While we may not have another pandemic like the one that has gripped the world for the last two years in our lifetime, we felt it was important to explore the problems it exposed in our elder care system — problems that, in many cases, were decades old and will not be solved anytime soon. 

We focused on elder care in part because seniors make up a growing proportion of California’s overall population. About 16% of our state is over 65, up from just 9% in 1970. Many of our Bay Area News Group — particularly our print subscribers — also fall into this category. 

Ultimately, we tried to unpack a piece of the elder care story through the eyes of four families. These families each grappled with the need to find care for elders and made vastly different choices in the process. One family moved into an assisted living facility during the winter 2020 surge in COVID cases. One woman moved her frail mother out of a memory care facility and into her dining room as the pandemic first hit. Another woman relied on professional caregivers, while another — who had worked as a paid caregiver for other families — provided the care herself. 

Our goal was to weave in the broader policy discussion — touching on a series of bills in Sacramento aimed at reforming the nursing home industry and a federal push to boost funding for caregivers — into the piece without getting bogged down. We also put together a companion piece on care options, costs and important forms families should know about. Finally, we held a webinar attended by hundreds of people, which featured some of the families in the story, as well as a geriatrician and a social worker. It was one of our most-attended live events ever, which I think speaks to the need for stories focused on seniors, a demographic that is too often overlooked or excluded. 

The reporting process was not without its challenges. What we thought would be a process of finding families to write about through visits to senior centers, assisted living facilities and other organizations instead initially played out online. Senior centers were still closed and facilities generally weren’t open to visitors because of COVID-19. Instead, we spoke first with advocacy organizations, nonprofits and geriatricians, who connected us with families. Getting families to go on the record was also difficult. We spoke with a number of people who do not appear anywhere in the story about their (sometimes traumatic) experiences with elder care, but many were reluctant to speak openly because they feared reprisal from facilities still caring for their loved ones or other blowback. And families were sometimes reluctant to discuss finances. 
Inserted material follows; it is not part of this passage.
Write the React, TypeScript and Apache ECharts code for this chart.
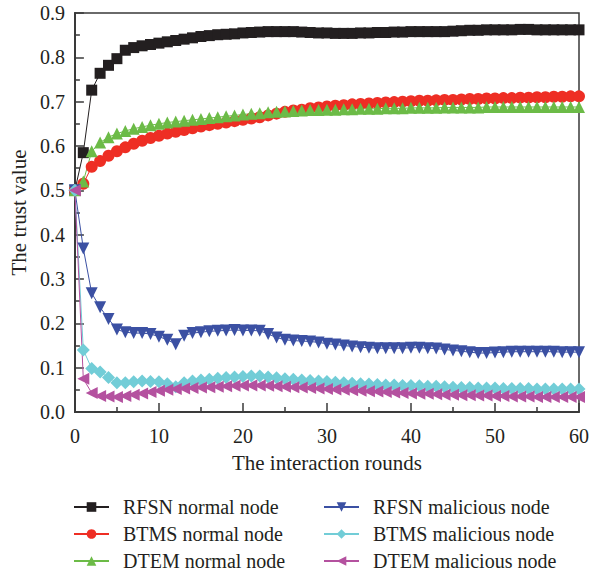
import React, { useEffect, useRef } from "react";
import * as echarts from "echarts";

const rounds: number[] = Array.from({ length: 61 }, (_, i) => i);

const rfsnNormal = [
  0.5, 0.585, 0.726, 0.764, 0.782, 0.797, 0.816, 0.822, 0.826, 0.829, 0.832,
  0.835, 0.838, 0.841, 0.844, 0.847, 0.849, 0.851, 0.852, 0.853, 0.855,
  0.856, 0.857, 0.858, 0.858, 0.858, 0.858, 0.857, 0.856, 0.855, 0.855,
  0.854, 0.854, 0.854, 0.855, 0.855, 0.856, 0.856, 0.857, 0.857, 0.858,
  0.858, 0.858, 0.858, 0.858, 0.859, 0.86, 0.861, 0.861, 0.862, 0.862,
  0.862, 0.862, 0.863, 0.863, 0.862, 0.862, 0.862, 0.862, 0.862, 0.862,
];
const btmsNormal = [
  0.5, 0.515, 0.553, 0.566, 0.578, 0.588, 0.597, 0.605, 0.612, 0.618, 0.623,
  0.628, 0.632, 0.636, 0.64, 0.644, 0.647, 0.65, 0.653, 0.656, 0.659,
  0.662, 0.665, 0.669, 0.673, 0.677, 0.68, 0.682, 0.685, 0.687, 0.689,
  0.691, 0.692, 0.694, 0.695, 0.696, 0.697, 0.698, 0.699, 0.7, 0.701,
  0.702, 0.702, 0.703, 0.704, 0.704, 0.705, 0.706, 0.706, 0.707, 0.707,
  0.708, 0.708, 0.709, 0.709, 0.71, 0.71, 0.711, 0.711, 0.712, 0.712,
];
const dtemNormal = [
  0.5, 0.52, 0.588, 0.608, 0.62, 0.628, 0.634, 0.639, 0.643, 0.647, 0.65,
  0.653, 0.655, 0.657, 0.659, 0.661, 0.663, 0.665, 0.667, 0.669, 0.671,
  0.673, 0.674, 0.676, 0.677, 0.678, 0.679, 0.68, 0.681, 0.681, 0.682,
  0.682, 0.683, 0.683, 0.684, 0.684, 0.684, 0.685, 0.685, 0.685, 0.686,
  0.686, 0.686, 0.686, 0.687, 0.687, 0.687, 0.687, 0.687, 0.688, 0.688,
  0.688, 0.688, 0.688, 0.688, 0.688, 0.688, 0.688, 0.688, 0.688, 0.688,
];
const rfsnMalicious = [
  0.5, 0.369, 0.268, 0.236, 0.21, 0.186, 0.18, 0.178, 0.178, 0.176, 0.17,
  0.163, 0.153, 0.172, 0.178, 0.18, 0.182, 0.183, 0.184, 0.185, 0.184,
  0.184, 0.183, 0.176, 0.168, 0.163, 0.161, 0.16, 0.159, 0.157, 0.154,
  0.152, 0.15, 0.148, 0.146, 0.145, 0.144, 0.144, 0.144, 0.144, 0.145,
  0.145, 0.144, 0.143, 0.141, 0.139, 0.137, 0.135, 0.133, 0.133, 0.134,
  0.135, 0.136, 0.136, 0.136, 0.136, 0.136, 0.136, 0.135, 0.135, 0.135,
];
const btmsMalicious = [
  0.5, 0.14, 0.098, 0.09, 0.078, 0.066, 0.066, 0.068, 0.07, 0.069, 0.068,
  0.064, 0.057, 0.066, 0.07, 0.072, 0.074, 0.076, 0.078, 0.079, 0.08,
  0.081, 0.081, 0.079, 0.077, 0.075, 0.074, 0.072, 0.071, 0.07, 0.069,
  0.067, 0.066, 0.065, 0.064, 0.063, 0.062, 0.061, 0.061, 0.06, 0.06,
  0.059, 0.058, 0.058, 0.057, 0.056, 0.055, 0.055, 0.054, 0.054, 0.054,
  0.053, 0.053, 0.053, 0.053, 0.052, 0.052, 0.052, 0.052, 0.052, 0.052,
];
const dtemMalicious = [
  0.5, 0.075, 0.043, 0.036, 0.035, 0.034, 0.036, 0.039, 0.042, 0.045, 0.048,
  0.05, 0.052, 0.053, 0.054, 0.055, 0.056, 0.057, 0.058, 0.059, 0.06,
  0.06, 0.06, 0.059, 0.058, 0.057, 0.056, 0.055, 0.054, 0.053, 0.052,
  0.051, 0.05, 0.049, 0.048, 0.047, 0.046, 0.045, 0.044, 0.043, 0.042,
  0.041, 0.041, 0.04, 0.039, 0.039, 0.038, 0.038, 0.037, 0.037, 0.036,
  0.036, 0.035, 0.035, 0.035, 0.034, 0.034, 0.034, 0.034, 0.034, 0.034,
];

const seriesNames = [
  "RFSN normal node",
  "BTMS normal node",
  "DTEM normal node",
  "RFSN malicious node",
  "BTMS malicious node",
  "DTEM malicious node",
];

const FONT = "Liberation Serif";
const TXT = "#231f20";

export default function App() {
  const ref = useRef<HTMLDivElement>(null);
  useEffect(() => {
    if (!ref.current) return;
    const chart = echarts.init(ref.current, undefined, { renderer: "svg" });
    const mk = (
      name: string,
      values: number[],
      color: string,
      symbol: string,
      size: number | number[],
      rotate = 0
    ) => ({
      name,
      type: "line",
      data: rounds.map((r, i) => [r, values[i]]),
      symbol,
      symbolSize: size,
      symbolRotate: rotate,
      showAllSymbol: true,
      color,
      lineStyle: { color, width: 1 },
      itemStyle: { color, borderWidth: 0 },
    });
    const legendBase = {
      orient: "vertical",
      top: 497,
      height: 81,
      padding: 0,
      itemWidth: 35,
      itemHeight: 12,
      itemGap: 7,
      textStyle: { fontFamily: FONT, fontSize: 20, color: TXT, lineHeight: 20, padding: [0, 0, 0, 9] },
    };
    chart.setOption({
      animation: false,
      textStyle: { fontFamily: FONT },
      grid: {
        left: 74,
        right: 12,
        top: 13,
        bottom: 166,
        show: true,
        borderColor: "#3a3a3a",
        borderWidth: 1.5,
      },
      xAxis: {
        type: "value",
        min: 0,
        max: 60,
        interval: 10,
        name: "The interaction rounds",
        nameLocation: "middle",
        nameGap: 40,
        nameTextStyle: { fontFamily: FONT, fontSize: 21, color: TXT },
        axisLine: { show: true, lineStyle: { color: "#3a3a3a", width: 2 } },
        axisTick: { show: true, inside: true, length: 9, lineStyle: { color: "#3a3a3a", width: 1.5 } },
        minorTick: { show: true, splitNumber: 2, length: 5, lineStyle: { color: "#3a3a3a", width: 1.5 } },
        axisLabel: { fontFamily: FONT, fontSize: 20, color: TXT, margin: 14 },
        splitLine: { show: false },
      },
      yAxis: {
        type: "value",
        min: 0,
        max: 0.9,
        interval: 0.1,
        name: "The trust value",
        nameLocation: "middle",
        nameGap: 39,
        nameTextStyle: { fontFamily: FONT, fontSize: 21, color: TXT },
        axisLine: { show: true, lineStyle: { color: "#3a3a3a", width: 2 } },
        axisTick: { show: true, inside: true, length: 9, lineStyle: { color: "#3a3a3a", width: 1.5 } },
        minorTick: { show: true, splitNumber: 2, length: 5, lineStyle: { color: "#3a3a3a", width: 1.5 } },
        axisLabel: {
          fontFamily: FONT,
          fontSize: 20,
          color: TXT,
          margin: 10,
          formatter: (v: number) => v.toFixed(1),
        },
        splitLine: { show: false },
      },
      legend: [
        { ...legendBase, data: seriesNames.slice(0, 3), left: 73 },
        { ...legendBase, data: seriesNames.slice(3), left: 323 },
      ],
      series: [
        mk(seriesNames[0], rfsnNormal, "#231f20", "rect", 11),
        mk(seriesNames[1], btmsNormal, "#ee2e24", "circle", 12),
        mk(seriesNames[2], dtemNormal, "#6cbb47", "triangle", 12),
        mk(seriesNames[3], rfsnMalicious, "#3b50a3", "triangle", 12, 180),
        mk(seriesNames[4], btmsMalicious, "#72cdd7", "diamond", [13, 13]),
        mk(seriesNames[5], dtemMalicious, "#b4519f", "triangle", 12, 90),
      ],
    });
    return () => chart.dispose();
  }, []);
  return <div ref={ref} style={{ width: 592, height: 578, position: "absolute", left: 0, top: 0 }} />;
}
As with most long-term reporting, it was important to build relationships and trust with the families we wrote about, and to internalize that what for us might be one project was for them potentially a once-in-a-lifetime experience that involved sharing deeply personal stories. 
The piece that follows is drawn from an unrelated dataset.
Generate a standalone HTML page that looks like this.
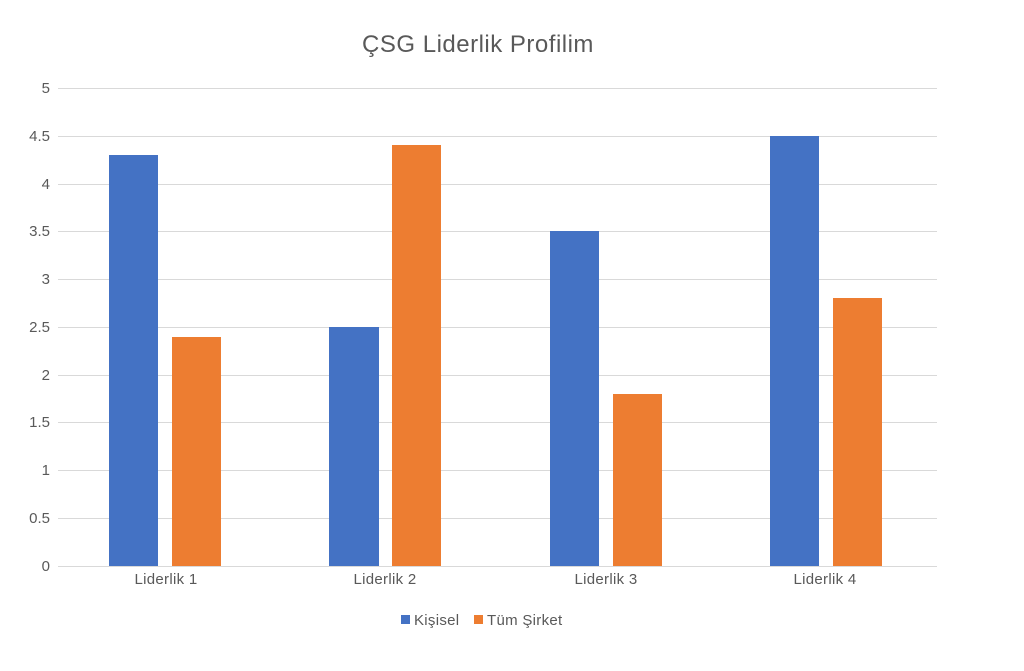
<!DOCTYPE html>
<html><head><meta charset="utf-8"><style>
body{margin:0;background:#fff;}
svg text{font-family:"Liberation Sans","DejaVu Sans",sans-serif;}
</style></head><body>
<svg width="1024" height="666" xmlns="http://www.w3.org/2000/svg">
<rect width="1024" height="666" fill="#fff"/>
<text x="478" y="52" text-anchor="middle" font-size="24" letter-spacing="0.5" fill="#595959">ÇSG Liderlik Profilim</text>
<g stroke="#d9d9d9" stroke-width="1">
<line x1="58" x2="937" y1="88.5" y2="88.5"/>
<line x1="58" x2="937" y1="136.5" y2="136.5"/>
<line x1="58" x2="937" y1="184.5" y2="184.5"/>
<line x1="58" x2="937" y1="231.5" y2="231.5"/>
<line x1="58" x2="937" y1="279.5" y2="279.5"/>
<line x1="58" x2="937" y1="327.5" y2="327.5"/>
<line x1="58" x2="937" y1="375.5" y2="375.5"/>
<line x1="58" x2="937" y1="422.5" y2="422.5"/>
<line x1="58" x2="937" y1="470.5" y2="470.5"/>
<line x1="58" x2="937" y1="518.5" y2="518.5"/>
<line x1="58" x2="937" y1="566.5" y2="566.5"/>
</g>
<g font-size="15" fill="#595959" text-anchor="end">
<text x="50" y="93">5</text><text x="50" y="141">4.5</text><text x="50" y="189">4</text>
<text x="50" y="236">3.5</text><text x="50" y="284">3</text><text x="50" y="332">2.5</text>
<text x="50" y="380">2</text><text x="50" y="427">1.5</text><text x="50" y="475">1</text>
<text x="50" y="523">0.5</text><text x="50" y="571">0</text>
</g>
<g fill="#4472C4">
<rect x="109" y="155" width="49" height="411"/>
<rect x="329" y="327" width="50" height="239"/>
<rect x="550" y="231" width="49" height="335"/>
<rect x="770" y="136" width="49" height="430"/>
</g>
<g fill="#ED7D31">
<rect x="172" y="337" width="49" height="229"/>
<rect x="392" y="145" width="49" height="421"/>
<rect x="613" y="394" width="49" height="172"/>
<rect x="833" y="298" width="49" height="268"/>
</g>
<g font-size="15" letter-spacing="0.3" fill="#595959" text-anchor="middle">
<text x="166" y="584">Liderlik 1</text><text x="385" y="584">Liderlik 2</text>
<text x="606" y="584">Liderlik 3</text><text x="825" y="584">Liderlik 4</text>
</g>
<rect x="401" y="615" width="9" height="9" fill="#4472C4"/>
<text x="414" y="625" font-size="15" letter-spacing="0.3" fill="#595959">Kişisel</text>
<rect x="474" y="615" width="9" height="9" fill="#ED7D31"/>
<text x="487" y="625" font-size="15" letter-spacing="0.3" fill="#595959">Tüm Şirket</text>
</svg>
</body></html>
In the end, we were able to touch upon just a fraction of the elder care landscape. The good news is that there are plenty of other stories to tell. And while there are gaps in accessible information and data, the state does make available nursing home inspection reports, and COVID cases and deaths for various facilities. There are a number of studies from researchers like Charlene Harrington at UC San Francisco that delve into the links between COVID-19 infections and deaths and factors like staffing levels, ownership status and size. Reporters could compare facilities that weathered the pandemic well and those that did not. What went right, what went wrong and why? What needs to change? 

Lawmakers passed some legislation but other bills — including one that would limit nursing home squatting, where people or companies run nursing homes without state approval — have stalled amid intense opposition. They deserve continued attention, as does the implementation of those passed. 

There is much more to be written about the workers who put their lives on the line, often with very little protection, to care for seniors. And then of course there is the broader thorny question of whether the state or country will move to include elder care as a public benefit.